What Parents Can Do When Their Children Aren’t Seeking Treatment

April 01 , 2022

Parents of addicts often grapple with battles of the heart and mind. They love their child and would do anything to save them, but realistically, they understand that addiction is bigger than love. At some point, parents must stand up to their child’s addiction and refuse to feed it, but then they lie awake at night worried they have done the wrong thing. They are always expecting “the call”, yet still hold on to the hope that today will be the day their son or daughter agrees to get help.

The parents of addicts suffer as much as the child. It’s hard to choose a course of action, and there is often doubt and confusion. With help, however, parents of addicts can learn to navigate their child’s addiction in healthy, effective and loving ways.

What’s A Parent To Do?

Now that you’ve realized your child needs help in the recovery process, you may feel overwhelmed by guilt, fear, sadness, embarrassment, helplessness, anger or grief. These are completely normal reactions to seeing your child in pain. However, feeling overwhelmed doesn’t have to be a permanent state. In fact, if you want to help your child to recover, you must find a way overcome these feelings and take action.

Here are a few things parents of addicts can do to overcome these debilitating emotions:

Understand. In dealing with your child’s addiction, you need to understand that addiction is a brain disorder, and you should not be embarrassed. Sure, you may be embarrassed of some of your child’s actions, but you should not be embarrassed of your child’s sickness.

Stop. As parents of addicts, you need to stop blaming yourselves for your child’s addiction and stop thinking that you are failing if your child won’t seek help. Addiction is a complex disease that manifests for a myriad of reasons and in various ways. Parents shouldn’t carry the burden of such a complicated disease.

Protect. Parents need to protect themselves from addiction’s wrath. That’s not to say you should cut yourself off from your child altogether, but rather create boundaries for the addicted child. By doing so, you will protect yourself from harm and frustration. Often professional counselors can help you to identify those boundaries and give you tactics for how to implement them.
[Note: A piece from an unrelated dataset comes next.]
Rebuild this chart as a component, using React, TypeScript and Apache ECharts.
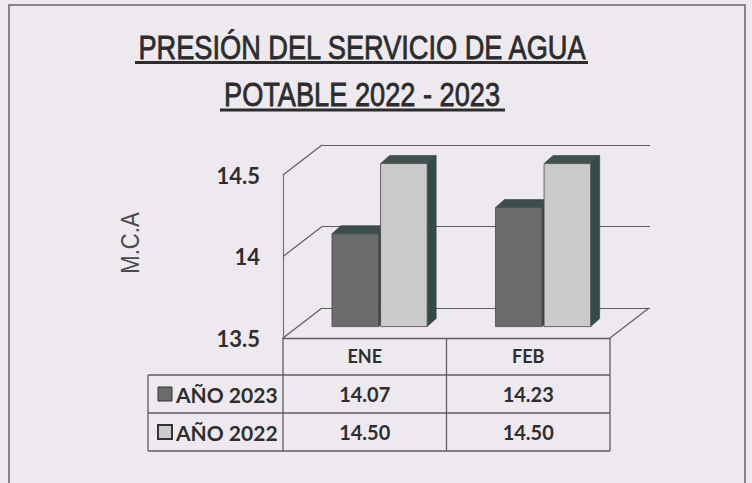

Remember. As parents of addicts, you need to remember that you are not dealing with the child you raised. Instead, you are dealing with someone in the throes of an addiction. Substance abuse will cause your child to think and act differently than what you’re accustomed to.

Love. Although it can be difficult, parents with addict children, please do not stop showing love to your child, even when you’re being pushed away. Do what you can to seek comprehensive addiction treatment for you child and work with professional clinicians to get your child into treatment.